The Executive Secretary of Tertiary Education Trust Fund, TETFund, Sonny Echono, made this disclosure on Friday at the Fund’s strategic planning meeting with heads of beneficiary institutions in Abuja.
According to him, from the total, 90.75 per cent is earmarked for direct disbursement, 8.94 per cent for some designated special projects, and 2.27 per cent is budgeted for response to emerging issues.
He also disclosed that each university shall get for the Year 2024 intervention cycle, the total sum of N1,906,944,930.00, polytechnic N1,165,355,235.00
while each College of Education has N1,398,426,282.00.
The intervention fund is expected to go a long way in addressing the long the decades-long calls for better funding of schools in Nigeria. Lecturers in the country’s public schools have often resorted to strikes to drum home their demands which also included better pay and improved facilities for learning institutions.

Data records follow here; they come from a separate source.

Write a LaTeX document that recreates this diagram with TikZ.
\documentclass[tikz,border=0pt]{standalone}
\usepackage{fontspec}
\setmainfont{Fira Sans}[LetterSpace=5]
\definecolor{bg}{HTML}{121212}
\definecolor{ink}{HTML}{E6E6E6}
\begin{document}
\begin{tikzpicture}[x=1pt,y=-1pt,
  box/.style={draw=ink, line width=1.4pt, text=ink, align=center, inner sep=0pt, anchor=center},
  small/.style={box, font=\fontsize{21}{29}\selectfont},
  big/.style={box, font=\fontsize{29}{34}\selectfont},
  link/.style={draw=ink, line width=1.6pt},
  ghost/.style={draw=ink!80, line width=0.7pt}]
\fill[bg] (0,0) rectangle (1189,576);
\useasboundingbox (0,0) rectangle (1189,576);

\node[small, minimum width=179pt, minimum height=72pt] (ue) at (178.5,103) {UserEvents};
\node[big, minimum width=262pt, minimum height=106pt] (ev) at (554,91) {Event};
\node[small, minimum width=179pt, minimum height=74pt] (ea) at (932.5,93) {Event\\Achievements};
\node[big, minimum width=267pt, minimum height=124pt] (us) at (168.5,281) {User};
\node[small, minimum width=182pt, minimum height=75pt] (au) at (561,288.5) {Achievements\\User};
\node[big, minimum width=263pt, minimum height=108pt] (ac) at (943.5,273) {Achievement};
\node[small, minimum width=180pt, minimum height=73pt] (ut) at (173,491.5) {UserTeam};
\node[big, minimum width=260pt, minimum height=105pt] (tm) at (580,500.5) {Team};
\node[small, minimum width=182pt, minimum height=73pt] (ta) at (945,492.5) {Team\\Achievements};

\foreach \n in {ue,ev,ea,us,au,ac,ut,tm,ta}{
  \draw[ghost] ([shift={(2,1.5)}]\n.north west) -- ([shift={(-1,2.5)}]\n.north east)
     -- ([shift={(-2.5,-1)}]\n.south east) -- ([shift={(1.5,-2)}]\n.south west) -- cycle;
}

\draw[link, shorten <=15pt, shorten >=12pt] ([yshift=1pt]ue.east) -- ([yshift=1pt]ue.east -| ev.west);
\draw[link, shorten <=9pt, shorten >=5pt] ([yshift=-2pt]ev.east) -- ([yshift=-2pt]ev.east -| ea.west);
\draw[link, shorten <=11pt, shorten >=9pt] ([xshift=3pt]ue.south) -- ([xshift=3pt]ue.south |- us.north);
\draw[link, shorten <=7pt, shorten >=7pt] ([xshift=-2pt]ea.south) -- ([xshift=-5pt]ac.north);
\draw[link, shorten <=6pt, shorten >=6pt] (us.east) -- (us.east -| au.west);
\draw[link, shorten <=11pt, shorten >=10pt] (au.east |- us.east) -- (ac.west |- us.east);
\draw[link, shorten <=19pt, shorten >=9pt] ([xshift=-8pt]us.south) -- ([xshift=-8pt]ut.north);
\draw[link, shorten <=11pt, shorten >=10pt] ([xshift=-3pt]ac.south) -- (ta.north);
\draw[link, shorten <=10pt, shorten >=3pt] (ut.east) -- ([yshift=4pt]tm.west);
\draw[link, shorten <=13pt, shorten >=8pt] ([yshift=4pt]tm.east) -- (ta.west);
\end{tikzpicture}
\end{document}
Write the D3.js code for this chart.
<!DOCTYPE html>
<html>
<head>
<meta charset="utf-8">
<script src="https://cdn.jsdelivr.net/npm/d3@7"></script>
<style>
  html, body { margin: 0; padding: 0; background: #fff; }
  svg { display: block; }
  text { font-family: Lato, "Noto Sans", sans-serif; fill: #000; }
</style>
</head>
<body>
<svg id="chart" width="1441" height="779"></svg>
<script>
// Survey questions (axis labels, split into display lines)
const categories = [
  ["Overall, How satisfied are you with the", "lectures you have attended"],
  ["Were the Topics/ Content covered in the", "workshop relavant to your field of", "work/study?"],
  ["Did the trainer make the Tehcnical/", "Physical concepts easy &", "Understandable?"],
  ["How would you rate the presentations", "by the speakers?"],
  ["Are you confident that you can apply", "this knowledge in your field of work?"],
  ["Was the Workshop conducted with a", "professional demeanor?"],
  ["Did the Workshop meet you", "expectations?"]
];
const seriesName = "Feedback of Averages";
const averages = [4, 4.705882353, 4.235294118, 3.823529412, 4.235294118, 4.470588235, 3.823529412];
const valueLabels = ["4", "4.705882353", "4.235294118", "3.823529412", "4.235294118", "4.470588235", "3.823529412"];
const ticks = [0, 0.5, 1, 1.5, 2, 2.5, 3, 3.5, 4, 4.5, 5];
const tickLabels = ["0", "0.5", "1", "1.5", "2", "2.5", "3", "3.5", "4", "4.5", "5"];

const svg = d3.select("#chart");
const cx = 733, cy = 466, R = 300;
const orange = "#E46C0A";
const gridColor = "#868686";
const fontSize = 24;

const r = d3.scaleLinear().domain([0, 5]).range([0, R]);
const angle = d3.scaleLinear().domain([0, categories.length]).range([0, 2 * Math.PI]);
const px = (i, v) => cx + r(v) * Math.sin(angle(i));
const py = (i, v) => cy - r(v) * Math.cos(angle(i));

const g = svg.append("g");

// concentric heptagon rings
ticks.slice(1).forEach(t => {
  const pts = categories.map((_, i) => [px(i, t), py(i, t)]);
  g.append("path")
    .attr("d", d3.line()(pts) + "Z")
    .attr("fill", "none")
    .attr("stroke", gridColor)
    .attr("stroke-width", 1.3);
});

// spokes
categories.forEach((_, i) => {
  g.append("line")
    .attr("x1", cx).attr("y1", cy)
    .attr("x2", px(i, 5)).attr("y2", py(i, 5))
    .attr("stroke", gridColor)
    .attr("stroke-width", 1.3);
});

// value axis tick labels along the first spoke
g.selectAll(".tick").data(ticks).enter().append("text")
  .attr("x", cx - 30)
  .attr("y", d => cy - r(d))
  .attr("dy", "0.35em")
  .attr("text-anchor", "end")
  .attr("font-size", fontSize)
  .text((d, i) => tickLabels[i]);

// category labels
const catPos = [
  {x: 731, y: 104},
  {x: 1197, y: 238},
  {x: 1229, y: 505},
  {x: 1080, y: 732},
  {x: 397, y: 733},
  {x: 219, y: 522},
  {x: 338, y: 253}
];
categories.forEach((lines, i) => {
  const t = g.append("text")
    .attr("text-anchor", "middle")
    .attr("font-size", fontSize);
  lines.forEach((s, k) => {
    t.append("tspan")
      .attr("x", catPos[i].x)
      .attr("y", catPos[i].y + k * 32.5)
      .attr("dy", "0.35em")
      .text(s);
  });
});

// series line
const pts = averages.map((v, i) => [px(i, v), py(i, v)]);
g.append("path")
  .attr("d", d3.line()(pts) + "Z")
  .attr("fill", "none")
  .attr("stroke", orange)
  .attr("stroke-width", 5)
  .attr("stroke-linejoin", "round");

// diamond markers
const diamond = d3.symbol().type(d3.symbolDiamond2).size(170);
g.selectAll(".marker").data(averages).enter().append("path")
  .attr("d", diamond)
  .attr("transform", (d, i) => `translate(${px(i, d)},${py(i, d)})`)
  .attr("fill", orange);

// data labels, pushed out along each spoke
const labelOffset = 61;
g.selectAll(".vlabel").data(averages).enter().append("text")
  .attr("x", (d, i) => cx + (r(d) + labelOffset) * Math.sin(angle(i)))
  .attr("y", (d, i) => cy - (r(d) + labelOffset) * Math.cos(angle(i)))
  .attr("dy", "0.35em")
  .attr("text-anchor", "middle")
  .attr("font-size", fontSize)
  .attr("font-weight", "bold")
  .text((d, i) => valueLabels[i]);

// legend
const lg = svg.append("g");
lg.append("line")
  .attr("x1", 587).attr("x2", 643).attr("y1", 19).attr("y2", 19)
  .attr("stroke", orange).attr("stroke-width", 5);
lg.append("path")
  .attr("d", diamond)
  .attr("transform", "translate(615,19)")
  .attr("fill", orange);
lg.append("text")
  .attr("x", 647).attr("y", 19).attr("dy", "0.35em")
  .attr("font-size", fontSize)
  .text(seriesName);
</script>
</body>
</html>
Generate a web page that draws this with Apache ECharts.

In late 2022, university lecturers suspended an eight-month strike over pay, welfare, and crumbling facilities, the latest industrial dispute to hit Africa’s most populous nation.
The strike by the Academic Staff Union of Universities (ASUU) had shut down federal government-owned universities since February 14 that year despite talks with the government to find a truce.
That strike was the second longest by ASUU, known for its work stoppages. In 2020, during the Covid-19 pandemic, the university teachers went on strike for nine months.
The demands of the lecturers are the same as in previous strikes — higher pay, improved welfare, increased funding, and upgraded facilities.